* _Source material_:
· · · · ·
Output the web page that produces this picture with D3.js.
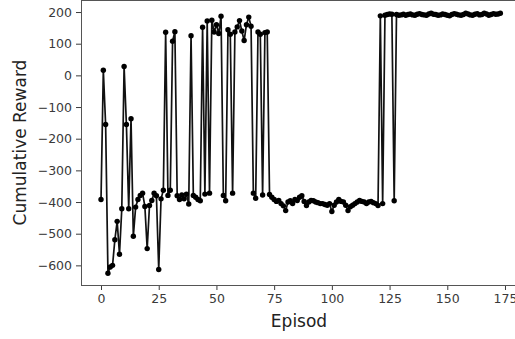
<!DOCTYPE html>
<html>
<head>
<meta charset="utf-8">
<script src="https://cdn.jsdelivr.net/npm/d3@7"></script>
<style>
  body { margin: 0; background: #fff; }
  svg { display: block; font-family: "DejaVu Sans", sans-serif; }
</style>
</head>
<body>
<div id="chart"></div>
<script>
// cumulative reward per episode
var rewards = [
  -392, 16, -155, -625, -605, -600, -519, -461, -565, -421,
  28, -155, -421, -137, -508, -416, -392, -379, -372, -414,
  -547, -411, -395, -372, -380, -613, -390, -363, 136, -379,
  -363, 108, 138, -380, -392, -378, -390, -375, -406, 125,
  -379, -385, -392, -396, 152, -375, 172, -372, 174, 137,
  160, 132, 187, -379, -396, 144, 130, -372, 137, 153,
  173, 140, 110, 160, 184, 155, -372, -388, 137, 130,
  -378, 135, 137, -376, -385, -392, -398, -395, -405, -412,
  -427, -400, -396, -405, -392, -395, -385, -380, -398, -411,
  -400, -395, -396, -400, -402, -405, -405, -408, -410, -405,
  -430, -410, -400, -392, -398, -400, -410, -427, -415, -410,
  -405, -400, -395, -398, -400, -405, -400, -398, -402, -405,
  -411, 188, -405, 190, 192, 194, 193, -396, 192, 190,
  191, 193, 190, 192, 194, 191, 190, 193, 195, 192,
  191, 190, 194, 196, 193, 192, 190, 191, 194, 192,
  190, 188, 192, 195, 193, 191, 190, 192, 196, 194,
  191, 190, 193, 195, 191, 192, 196, 194, 190, 192,
  195, 193, 194, 196
];
var xTicks = [0, 25, 50, 75, 100, 125, 150, 175];
var yTicks = [-600, -500, -400, -300, -200, -100, 0, 100, 200];

var width = 515, height = 339;
var margin = { left: 81, right: 520, top: 0, bottom: 285 };
var ink = "#3a3a3a";

var svg = d3.select("#chart").append("svg")
  .attr("width", width)
  .attr("height", height);

var x = d3.scaleLinear().domain([-8.67, 181.5]).range([margin.left, margin.right]);
var y = d3.scaleLinear().domain([-662, 238]).range([margin.bottom, margin.top]);

// axes
var xAxis = svg.append("g")
  .attr("transform", "translate(0," + margin.bottom + ")")
  .call(d3.axisBottom(x).tickValues(xTicks).tickSize(5).tickPadding(4).tickFormat(d3.format("d")));
var yAxis = svg.append("g")
  .attr("transform", "translate(" + margin.left + ",0)")
  .call(d3.axisLeft(y).tickValues(yTicks).tickSize(5).tickPadding(4).tickFormat(d3.format("d")));

[xAxis, yAxis].forEach(function (a) {
  a.select(".domain").remove();
  a.selectAll("line").attr("stroke", ink).attr("stroke-width", 1);
  a.selectAll("text").attr("fill", ink).style("font-size", "12.5px").style("font-family", "DejaVu Sans");
});

// frame
svg.append("rect")
  .attr("x", margin.left + 0.5).attr("y", margin.top + 0.5)
  .attr("width", margin.right - margin.left).attr("height", margin.bottom - margin.top)
  .attr("fill", "none").attr("stroke", "#555").attr("stroke-width", 1);

// line and markers
var line = d3.line()
  .x(function (d, i) { return x(i); })
  .y(function (d) { return y(d); });

svg.append("path")
  .datum(rewards)
  .attr("d", line)
  .attr("fill", "none")
  .attr("stroke", "#111")
  .attr("stroke-width", 1.7)
  .attr("stroke-linejoin", "round");

svg.append("g").selectAll("circle")
  .data(rewards)
  .enter().append("circle")
  .attr("cx", function (d, i) { return x(i); })
  .attr("cy", function (d) { return y(d); })
  .attr("r", 2.7)
  .attr("fill", "#000");

// labels
svg.append("text")
  .attr("x", (margin.left + 515) / 2 + 1)
  .attr("y", 327)
  .attr("text-anchor", "middle")
  .attr("fill", "#222")
  .style("font-size", "17px")
  .text("Episod");

svg.append("text")
  .attr("transform", "translate(26," + (margin.bottom / 2) + ") rotate(-90)")
  .attr("text-anchor", "middle")
  .attr("fill", "#222")
  .style("font-size", "17px")
  .text("Cumulative Reward");
</script>
</body>
</html>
· · · · ·
* _What to do_:
Reproduce the material above in full and without alteration, but skip all pictures.

* _Worked solution_:
Output the web page that produces this picture with D3.js.
<!DOCTYPE html>
<html>
<head>
<meta charset="utf-8">
<script src="https://cdn.jsdelivr.net/npm/d3@7"></script>
<style>
  body { margin: 0; background: #fff; }
  svg { display: block; font-family: "DejaVu Sans", sans-serif; }
</style>
</head>
<body>
<div id="chart"></div>
<script>
// cumulative reward per episode
var rewards = [
  -392, 16, -155, -625, -605, -600, -519, -461, -565, -421,
  28, -155, -421, -137, -508, -416, -392, -379, -372, -414,
  -547, -411, -395, -372, -380, -613, -390, -363, 136, -379,
  -363, 108, 138, -380, -392, -378, -390, -375, -406, 125,
  -379, -385, -392, -396, 152, -375, 172, -372, 174, 137,
  160, 132, 187, -379, -396, 144, 130, -372, 137, 153,
  173, 140, 110, 160, 184, 155, -372, -388, 137, 130,
  -378, 135, 137, -376, -385, -392, -398, -395, -405, -412,
  -427, -400, -396, -405, -392, -395, -385, -380, -398, -411,
  -400, -395, -396, -400, -402, -405, -405, -408, -410, -405,
  -430, -410, -400, -392, -398, -400, -410, -427, -415, -410,
  -405, -400, -395, -398, -400, -405, -400, -398, -402, -405,
  -411, 188, -405, 190, 192, 194, 193, -396, 192, 190,
  191, 193, 190, 192, 194, 191, 190, 193, 195, 192,
  191, 190, 194, 196, 193, 192, 190, 191, 194, 192,
  190, 188, 192, 195, 193, 191, 190, 192, 196, 194,
  191, 190, 193, 195, 191, 192, 196, 194, 190, 192,
  195, 193, 194, 196
];
var xTicks = [0, 25, 50, 75, 100, 125, 150, 175];
var yTicks = [-600, -500, -400, -300, -200, -100, 0, 100, 200];

var width = 515, height = 339;
var margin = { left: 81, right: 520, top: 0, bottom: 285 };
var ink = "#3a3a3a";

var svg = d3.select("#chart").append("svg")
  .attr("width", width)
  .attr("height", height);

var x = d3.scaleLinear().domain([-8.67, 181.5]).range([margin.left, margin.right]);
var y = d3.scaleLinear().domain([-662, 238]).range([margin.bottom, margin.top]);

// axes
var xAxis = svg.append("g")
  .attr("transform", "translate(0," + margin.bottom + ")")
  .call(d3.axisBottom(x).tickValues(xTicks).tickSize(5).tickPadding(4).tickFormat(d3.format("d")));
var yAxis = svg.append("g")
  .attr("transform", "translate(" + margin.left + ",0)")
  .call(d3.axisLeft(y).tickValues(yTicks).tickSize(5).tickPadding(4).tickFormat(d3.format("d")));

[xAxis, yAxis].forEach(function (a) {
  a.select(".domain").remove();
  a.selectAll("line").attr("stroke", ink).attr("stroke-width", 1);
  a.selectAll("text").attr("fill", ink).style("font-size", "12.5px").style("font-family", "DejaVu Sans");
});

// frame
svg.append("rect")
  .attr("x", margin.left + 0.5).attr("y", margin.top + 0.5)
  .attr("width", margin.right - margin.left).attr("height", margin.bottom - margin.top)
  .attr("fill", "none").attr("stroke", "#555").attr("stroke-width", 1);

// line and markers
var line = d3.line()
  .x(function (d, i) { return x(i); })
  .y(function (d) { return y(d); });

svg.append("path")
  .datum(rewards)
  .attr("d", line)
  .attr("fill", "none")
  .attr("stroke", "#111")
  .attr("stroke-width", 1.7)
  .attr("stroke-linejoin", "round");

svg.append("g").selectAll("circle")
  .data(rewards)
  .enter().append("circle")
  .attr("cx", function (d, i) { return x(i); })
  .attr("cy", function (d) { return y(d); })
  .attr("r", 2.7)
  .attr("fill", "#000");

// labels
svg.append("text")
  .attr("x", (margin.left + 515) / 2 + 1)
  .attr("y", 327)
  .attr("text-anchor", "middle")
  .attr("fill", "#222")
  .style("font-size", "17px")
  .text("Episod");

svg.append("text")
  .attr("transform", "translate(26," + (margin.bottom / 2) + ") rotate(-90)")
  .attr("text-anchor", "middle")
  .attr("fill", "#222")
  .style("font-size", "17px")
  .text("Cumulative Reward");
</script>
</body>
</html>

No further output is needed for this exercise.